Evocative Enters VA Data Center Market

The Michael Faraday building, located in the heart of Fairfax County, offers good fiber connectivity options, with more than 15 carriers to choose from.

By Tudor Scolca

The data center at 1807 Michael Faraday Court

The data center at 1807 Michael Faraday Court

Evocative has purchased data center operations in Reston, Va. from Lincoln Rackhouse, a division of Lincoln Property Co. It also signed a long-term lease with the option to purchase the facility.
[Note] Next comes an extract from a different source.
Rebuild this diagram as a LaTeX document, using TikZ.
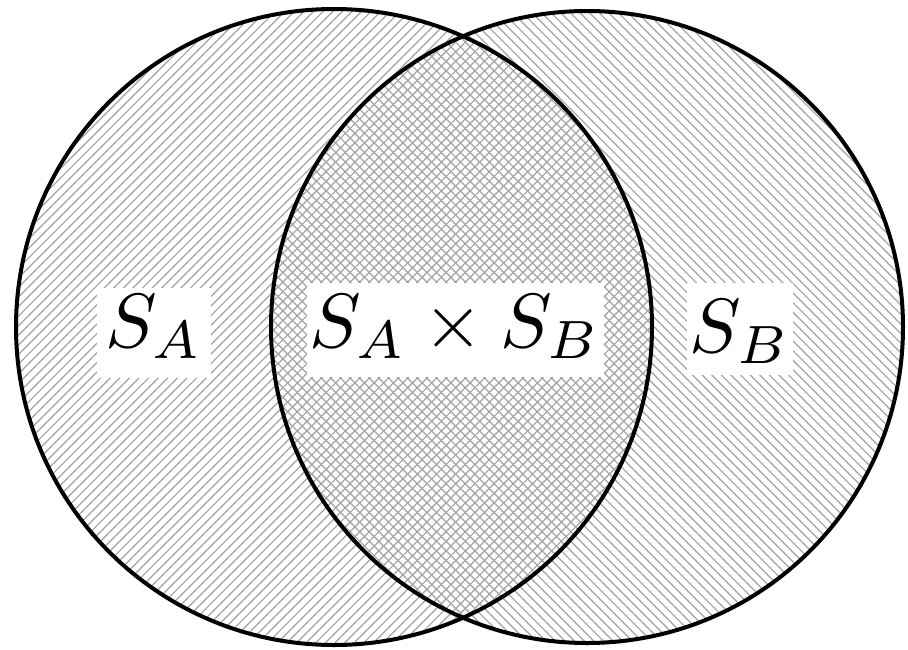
\documentclass[tikz,border=0pt]{standalone}
\usepackage{graphicx}
\usepackage{fontspec}
\newcommand{\bigmath}[1]{\scalebox{7.7}{$#1$}}
\tikzset{
  hatchline/.style={draw=black!36, line width=1.2pt},
  rim/.style={draw=black, line width=4pt},
  lab/.style={fill=white, inner sep=0pt, anchor=base}
}
\begin{document}
\begin{tikzpicture}[x=1pt,y=-1pt]
\fill[white] (0,0) rectangle (908,649);
\useasboundingbox (0,0) rectangle (908,649);
\coordinate (ca) at (334,327);
\coordinate (cb) at (587,327);
% left circle hatching "/"
\begin{scope}
  \clip (ca) circle[radius=318];
  \foreach \k in {-50,...,50}
    \draw[hatchline] (334+\k*9.6-420,327+420) -- ++(840,-840);
\end{scope}
% right circle hatching "\"
\begin{scope}
  \clip (cb) circle[radius=316];
  \foreach \k in {-50,...,50}
    \draw[hatchline] (587+\k*9.6-420,327-420) -- ++(840,840);
\end{scope}
\draw[rim] (ca) circle[radius=318];
\draw[rim] (cb) circle[radius=316];
% labels
\node[lab, minimum width=114pt, text height=59pt, text depth=31pt] (la) at (154,347) {\bigmath{S_A}};
\node[lab, minimum width=297pt, text height=64pt, text depth=30pt] (lab) at (455,347) {\bigmath{S_A\times S_B}};
\node[lab, minimum width=106pt, text height=69pt, text depth=23pt] (lb) at (740,352) {\bigmath{S_B}};
\end{tikzpicture}
\end{document}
Located in one of the largest data center markets, the Michael Faraday building will be connected to the company’s facilities on the West Coast.
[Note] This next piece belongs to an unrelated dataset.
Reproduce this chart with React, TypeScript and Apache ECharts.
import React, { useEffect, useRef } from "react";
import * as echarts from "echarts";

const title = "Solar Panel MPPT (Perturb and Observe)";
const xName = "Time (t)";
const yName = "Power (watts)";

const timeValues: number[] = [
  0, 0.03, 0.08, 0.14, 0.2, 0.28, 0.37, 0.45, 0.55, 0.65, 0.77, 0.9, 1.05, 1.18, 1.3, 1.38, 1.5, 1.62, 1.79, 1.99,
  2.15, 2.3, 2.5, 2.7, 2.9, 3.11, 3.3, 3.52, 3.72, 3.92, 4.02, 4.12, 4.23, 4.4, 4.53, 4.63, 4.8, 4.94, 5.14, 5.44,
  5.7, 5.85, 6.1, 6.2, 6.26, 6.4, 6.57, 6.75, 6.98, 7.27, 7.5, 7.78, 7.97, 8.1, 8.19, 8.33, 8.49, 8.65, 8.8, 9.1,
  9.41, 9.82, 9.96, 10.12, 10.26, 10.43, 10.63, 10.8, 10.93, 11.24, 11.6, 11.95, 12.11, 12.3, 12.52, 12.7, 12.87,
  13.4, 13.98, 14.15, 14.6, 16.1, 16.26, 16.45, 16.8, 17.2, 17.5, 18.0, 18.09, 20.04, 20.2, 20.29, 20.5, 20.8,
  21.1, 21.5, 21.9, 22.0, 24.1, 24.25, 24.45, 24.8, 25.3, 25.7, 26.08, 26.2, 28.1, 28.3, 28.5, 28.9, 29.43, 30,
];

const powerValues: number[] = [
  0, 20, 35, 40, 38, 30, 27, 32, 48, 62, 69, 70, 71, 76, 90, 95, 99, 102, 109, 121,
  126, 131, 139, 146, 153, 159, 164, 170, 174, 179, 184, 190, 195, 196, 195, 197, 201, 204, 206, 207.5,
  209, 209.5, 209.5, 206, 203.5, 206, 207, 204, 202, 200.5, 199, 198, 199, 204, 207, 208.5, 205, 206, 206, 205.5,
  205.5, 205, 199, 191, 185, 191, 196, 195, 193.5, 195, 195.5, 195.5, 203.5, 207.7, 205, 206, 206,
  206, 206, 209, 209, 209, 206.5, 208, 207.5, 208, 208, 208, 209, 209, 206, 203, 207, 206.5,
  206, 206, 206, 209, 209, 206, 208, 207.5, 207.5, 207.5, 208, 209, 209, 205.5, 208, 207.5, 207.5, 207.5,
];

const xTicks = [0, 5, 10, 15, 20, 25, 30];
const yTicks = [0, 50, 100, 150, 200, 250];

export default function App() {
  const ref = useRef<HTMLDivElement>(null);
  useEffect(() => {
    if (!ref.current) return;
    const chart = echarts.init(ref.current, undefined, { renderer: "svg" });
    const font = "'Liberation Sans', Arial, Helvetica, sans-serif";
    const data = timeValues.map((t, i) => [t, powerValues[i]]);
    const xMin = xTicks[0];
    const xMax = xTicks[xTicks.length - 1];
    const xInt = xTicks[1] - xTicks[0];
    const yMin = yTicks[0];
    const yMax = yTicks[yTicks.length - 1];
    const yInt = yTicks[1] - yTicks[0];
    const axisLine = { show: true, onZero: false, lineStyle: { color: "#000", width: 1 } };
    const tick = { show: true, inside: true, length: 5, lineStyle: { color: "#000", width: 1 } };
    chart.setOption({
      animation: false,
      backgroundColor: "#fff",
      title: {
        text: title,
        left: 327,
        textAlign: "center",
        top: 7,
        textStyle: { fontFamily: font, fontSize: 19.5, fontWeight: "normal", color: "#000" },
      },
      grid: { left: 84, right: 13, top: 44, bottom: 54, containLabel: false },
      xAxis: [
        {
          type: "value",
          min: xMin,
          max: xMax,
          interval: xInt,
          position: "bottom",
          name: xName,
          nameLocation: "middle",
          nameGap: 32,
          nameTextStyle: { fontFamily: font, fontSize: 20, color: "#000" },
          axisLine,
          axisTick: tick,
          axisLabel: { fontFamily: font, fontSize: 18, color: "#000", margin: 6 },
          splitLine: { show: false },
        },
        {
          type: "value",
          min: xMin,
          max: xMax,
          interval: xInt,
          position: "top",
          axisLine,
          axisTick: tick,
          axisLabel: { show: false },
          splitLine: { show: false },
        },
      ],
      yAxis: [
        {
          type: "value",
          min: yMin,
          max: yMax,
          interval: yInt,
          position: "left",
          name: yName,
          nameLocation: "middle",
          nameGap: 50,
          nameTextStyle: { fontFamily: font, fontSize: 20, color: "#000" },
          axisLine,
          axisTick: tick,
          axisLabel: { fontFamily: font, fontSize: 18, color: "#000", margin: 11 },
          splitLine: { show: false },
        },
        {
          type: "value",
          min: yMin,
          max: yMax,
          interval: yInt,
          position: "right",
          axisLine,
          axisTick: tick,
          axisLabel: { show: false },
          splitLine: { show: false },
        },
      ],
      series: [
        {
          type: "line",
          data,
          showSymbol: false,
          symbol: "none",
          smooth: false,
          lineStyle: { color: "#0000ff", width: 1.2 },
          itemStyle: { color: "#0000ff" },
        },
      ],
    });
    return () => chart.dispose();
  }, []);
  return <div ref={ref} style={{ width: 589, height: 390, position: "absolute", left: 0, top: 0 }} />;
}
The facility was originally built in 1982 and received a full renovation in 2008. It is located at 1807 Michael Faraday Court and adds 25,000 square feet and 2.2 megawatts to Evocative’s existing facilities. The data center is expandable to 53,000 square feet and 5.7 megawatts and features 2N inertial UPS systems with diesel generator back-up, as well as 14 DX CRAC units which are concurrently maintainable. 

Nationwide connection

The location, in the heart of Fairfax County, offers rich fiber connectivity options. The carrier-neutral facility has access to more than 15 providers of both metro and long-haul dark and lit fiber networks, including Zayo, Centurylink, Windstream, XO Communications and many others. Evocative’s West Coast data centers will be connected to the ones in the east, including the newly-acquired one in Reston, via multiple 40+ Gbps transport services, creating a nationwide IP backbone. Four major cloud platforms will be available as well. Evocative’s facilities meet many security compliance standards, such as HIPAA, PCI DSS, SSAE 16, SSAE-18, SOC 2, and have also achieved a 100 percent uptime over the past 10 years.
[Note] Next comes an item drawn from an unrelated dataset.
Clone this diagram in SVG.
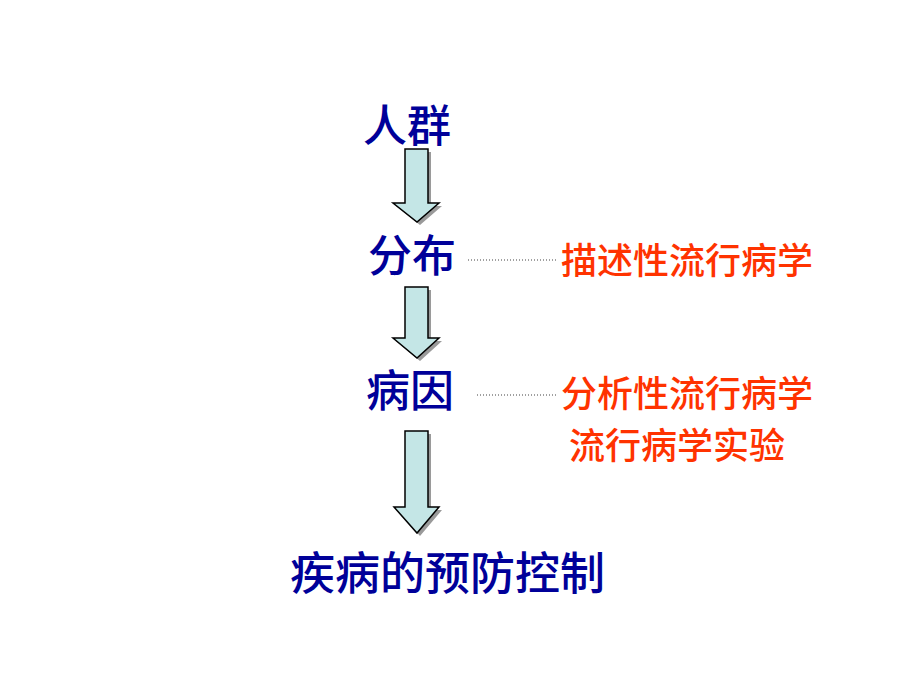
<svg xmlns="http://www.w3.org/2000/svg" width="920" height="690" viewBox="0 0 920 690">
  <defs>
    <style>
      .node { font-family: "Noto Sans CJK SC", "Noto Sans", sans-serif; font-size: 44px; font-weight: 500; fill: #000099; }
      .method { font-family: "Noto Sans CJK SC", "Noto Sans", sans-serif; font-size: 36px; font-weight: 500; fill: #FF3300; }
      .arrow { fill: #C4E6E6; stroke: #000000; stroke-width: 1.5; stroke-linejoin: miter; }
      .shadow { fill: #9A9A9A; }
      .dots { stroke: #A0A0A0; stroke-width: 2; stroke-dasharray: 1 2; fill: none; }
    </style>
  </defs>
  <rect width="920" height="690" fill="#FFFFFF"/>

  <g id="connectors">
    <g id="arrow1">
      <polygon class="shadow" points="408,152 431,152 431,206 442,206 420,225 396,206 408,206"/>
      <polygon class="arrow" points="405,149 428,149 428,203 439,203 417,222 393,203 405,203"/>
    </g>
    <g id="arrow2">
      <polygon class="shadow" points="408,290 431,290 431,341 442,341 420,361 396,341 408,341"/>
      <polygon class="arrow" points="405,287 428,287 428,338 439,338 417,358 393,338 405,338"/>
    </g>
    <g id="arrow3">
      <polygon class="shadow" points="408,434 431,434 431,510 442,510 420,536 397,510 408,510"/>
      <polygon class="arrow" points="405,431 428,431 428,507 439,507 417,533 394,507 405,507"/>
    </g>
    <line class="dots" x1="468" y1="260" x2="557" y2="260"/>
    <line class="dots" x1="477" y1="395" x2="557" y2="395"/>
  </g>

  <g id="node-renqun"><text class="node" x="363" y="142">人群</text></g>
  <g id="node-fenbu"><text class="node" x="368" y="272">分布</text></g>
  <g id="node-bingyin"><text class="node" x="366" y="407">病因</text></g>
  <g id="node-control"><text class="node" x="290" y="590" style="font-size:45px">疾病的预防控制</text></g>

  <g id="label-descriptive"><text class="method" x="561" y="274">描述性流行病学</text></g>
  <g id="label-analytic"><text class="method" x="561" y="407">分析性流行病学</text></g>
  <g id="label-experimental"><text class="method" x="569" y="459">流行病学实验</text></g>
</svg>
“(…) We decided to expand into the largest data center market on the planet with the understanding that our clients and the industry as a whole are looking for options and many clients are not happy with mega-wholesale real estate minded operators. We will be offering pay per use retail colocation, disaster recovery, edge computing, private cloud and public cloud interconnectivity out of all of our locations,” said Arman Khalili, CEO of Evocative, in a prepared statement.